I switched to a MacBook Air (2013 model with 256 GB storage) at work from a typical Windows 7 laptop over a year ago (since I manage the app store accounts and iOS needs a Mac) and have had a good while to experience the pros and cons of the system, particularly in a Windows centric enterprise environment. Customary thoughts on the same:
- In terms of the build quality, weight and size, there are definitely very few Windows laptops that would come close, and none of them are likely to be priced in the typical enterprise purchasing range. And yes, the trackpad is lightyears ahead of a typical Windows laptop.
- The display though not IPS or retina is definitely much better than the typical Windows laptops.
- OS X has its advantages and disadvantages versus Windows. I particularly like the multiple desktop feature and Spotlight search.
- I started off with Mavericks and am currently on Yosemite and do see how OS X has been injected with iOS paradigms. For me that turned out to be an advantage since I started off my Apple computing on iOS devices.
- Battery life is also pretty good and I can manage a near full day of work without plugging in. However, since I use Chrome as my primary browser due to its cross platform presence, there is definitely a trade off here with it showing up as one of the “apps using significant energy” every now and then.

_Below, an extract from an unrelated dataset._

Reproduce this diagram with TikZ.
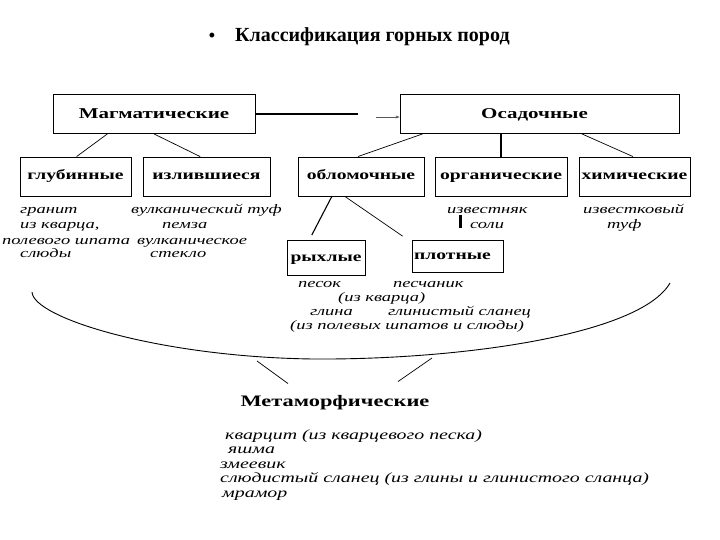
\documentclass[tikz,border=0pt]{standalone}
\usepackage{fontspec}
\setmainfont{Liberation Serif}
\newfontfamily\boxf[FakeStretch=1.4]{Liberation Serif}
\newfontfamily\itf[FakeStretch=1.42]{Liberation Serif}
\usetikzlibrary{arrows.meta,calc}
\tikzset{
  rockbox/.style={draw, line width=0.9pt, inner sep=0pt, text height=7pt, text depth=0pt, font=\boxf\bfseries\fontsize{14}{16}\selectfont},
  conn/.style={line width=0.7pt},
  ex/.style={anchor=base west, inner sep=0pt, font=\itf\itshape\fontsize{13}{15}\selectfont},
  exbig/.style={ex, font=\itf\itshape\fontsize{14}{16}\selectfont},
}
\begin{document}
\begin{tikzpicture}[x=1pt,y=-1pt]
\useasboundingbox[fill=white] (0,0) rectangle (720,540);
% title
\node[inner sep=0pt, font=\bfseries\fontsize{18}{20}\selectfont] (bul) at (212,37) {•};
\node[anchor=west, inner sep=0pt, font=\bfseries\fontsize{20}{24}\selectfont] (title) at (235,37) {Классификация горных пород};
% top boxes
\node[rockbox, minimum width=202pt, minimum height=39pt, text height=10pt, font=\boxf\bfseries\fontsize{15}{17}\selectfont] (mag) at (154,114) {Магматические};
\node[rockbox, minimum width=279pt, minimum height=39pt, text height=10pt, font=\boxf\bfseries\fontsize{15}{17}\selectfont] (osad) at (539.5,114) {\hspace{-10pt}Осадочные};
% second row
\node[rockbox, minimum width=111pt, minimum height=39pt] (glub) at (75.5,176.5) {глубинные};
\node[rockbox, minimum width=127pt, minimum height=39pt] (izl) at (206.5,176.5) {излившиеся};
\node[rockbox, minimum width=126pt, minimum height=39pt] (oblom) at (361,176.5) {обломочные};
\node[rockbox, minimum width=132pt, minimum height=39pt] (org) at (501,176.5) {органические};
\node[rockbox, minimum width=111pt, minimum height=39pt] (xim) at (634.5,176.5) {химические};
% third row
\node[rockbox, minimum width=78pt, minimum height=35pt] (ryx) at (326,257.5) {рыхлые};
\node[rockbox, minimum width=91pt, minimum height=32pt] (plot) at (457.5,256) {\hspace{-10pt}плотные};
% connectors
\draw[conn] ($(mag.south west)!0.27!(mag.south east)$) -- ($(glub.north west)!0.51!(glub.north east)$);
\draw[conn] ($(mag.south west)!0.5!(mag.south east)$) -- ($(izl.north west)!0.45!(izl.north east)$);
\coordinate (lend) at (358,114);
\draw[line width=2.5pt] (mag.east) -- (lend);
\coordinate (astart) at (376,117);
\draw[line width=0.5pt, gray!70!black, -{Stealth[length=4pt,width=3pt]}] (astart) -- (osad.west |- astart);
\draw[conn] ($(osad.south west)!0.082!(osad.south east)$) -- ($(oblom.north west)!0.476!(oblom.north east)$);
\draw[line width=1.6pt] (osad.south -| org.north) -- (org.north);
\draw[conn] ($(osad.south west)!0.652!(osad.south east)$) -- ($(xim.north west)!0.486!(xim.north east)$);
\draw[line width=1.1pt, shorten >=5pt] ($(oblom.south west)!0.27!(oblom.south east)$) -- ($(ryx.north west)!0.29!(ryx.north east)$);
\draw[conn, shorten >=6pt] ($(oblom.south west)!0.373!(oblom.south east)$) -- ($(plot.north west)+(-4,0)$);
% examples
\node[ex] (e1) at (20,214) {гранит};
\node[ex] (e2) at (20,229) {из кварца,};
\node[ex] (e3) at (2,244) {полевого шпата};
\node[ex] (e4) at (20,258) {слюды};
\node[ex] (e5) at (131,214) {вулканический туф};
\node[ex] (e6) at (162,229) {пемза};
\node[ex] (e7) at (137,244) {вулканическое};
\node[ex] (e8) at (150,258) {стекло};
\node[ex] (e9) at (447,214) {известняк};
\node[ex] (e10) at (470,229) {соли};
\coordinate (bar1) at (460,215);
\coordinate (bar2) at (460,228);
\draw[line width=3pt] (bar1) -- (bar2);
\node[ex] (e11) at (583,214) {известковый};
\node[ex] (e12) at (607,229) {туф};
\node[ex] (e13) at (298,287) {песок};
\node[ex] (e14) at (393,287) {песчаник};
\node[ex] (e15) at (338,301) {(из кварца)};
\node[ex] (e16) at (310,315) {глина};
\node[ex] (e17) at (388,315) {глинистый сланец};
\node[ex] (e18) at (290,329) {(из полевых шпатов и слюды)};
% big curve
\coordinate (cl) at (32,292);
\coordinate (cbot) at (313,359);
\coordinate (cr) at (670,283);
\draw[line width=0.9pt] (cl) .. controls (33,318) and (160,357) .. (cbot) .. controls (460,360) and (640,335) .. (cr);
% metamorphic
\node[inner sep=0pt, font=\boxf\bfseries\fontsize{16}{18}\selectfont] (meta) at (335,403) {Метаморфические};
\coordinate (m1) at (257,361);
\coordinate (m2) at (432,358);
\draw[conn] (m1) -- ($(meta.north)+(-47,-12)$);
\draw[conn] (m2) -- ($(meta.north)+(63,-14)$);
\node[exbig] (f1) at (225,439) {кварцит (из кварцевого песка)};
\node[exbig] (f2) at (228,453) {яшма};
\node[exbig] (f3) at (220,468) {змеевик};
\node[exbig] (f4) at (220,482) {слюдистый сланец (из глины и глинистого сланца)};
\node[exbig] (f5) at (222,497) {мрамор};
\end{tikzpicture}
\end{document}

- I’ve even used the MacBook for a bunch of video editing in iMovie for some office events and the editing process itself was quite smooth. Exporting the videos was only when I felt the Air’s slower processor.
In the meantime, I’ve been using a Windows 7 laptop at home (reversed situation over many) and while Windows 7 is just as good an OS as OS X, the real difference in usage experience comes from the SSD, trackpad and display. These compromises by Windows laptop OEMS even in laptops priced close to MacBooks really sabotage the Windows usage experience even for . Things have been getting better in the Windows camp, but there still seems to be a long way to go.
I setup my company’s app store accounts for iOS, Android and Windows last year and have been managing them for over a year now. The journey has been quite interesting, starting from signing up for the accounts to switching to a MacBook Air last April for iOS development. Here are a few observations on the journey so far:
- The signup process is pretty simple for Android and Windows and the cost is also minimal. Apple on the other hand has a comprehensive process if you opt to setup a company account that allows you to have development team members. Plus they are the costliest of the lot at $99 per year.
- For all the flak that Android draws for its developmental difficulties, its app store management tools are the best. you can easily setup a decentralized account granting access on a per app basis to different team members. This makes it very convenient and easy to work with multiple development partners in case of an enterprise.
- Windows Store unfortunately is on the other end of the spectrum with no support for any kind of team members. So, the account manager is left to do all the app listings and package uploads.
- Apple is somewhere in between, allowing team members, but not providing app level access controls. So, one development partner could potentially look at the others’ work. Plus, the main account P12 certificate needs to be shared if you want to allow anyone other than the account owner to upload apps.
- Alpha and beta testing is also very simple on Android where you can just upload the package, setup a Google Group to manage the testers and setup the process.
- Testing for iOS is also fairly easy now that TestFlight is integrated into iTunes Connect. However, if you want to allow external testers then your app needs to go through a review process.
- Windows Store does not seem to offer any testing support at the moment.
- On the store management app front, Apple seems to be the only one offering an iTunes Connect app that lets you monitor your account. Nothing equivalent for Android or Windows so far.
Overall, Android or more specifically the Google Play Store seems to be the easiest to manage with a decentralized enterprise account while Windows Store involves a lot of administrative overhead, with iOS closer to the Play Store. Let’s see if the situation improves with Windows 10 over the next one year.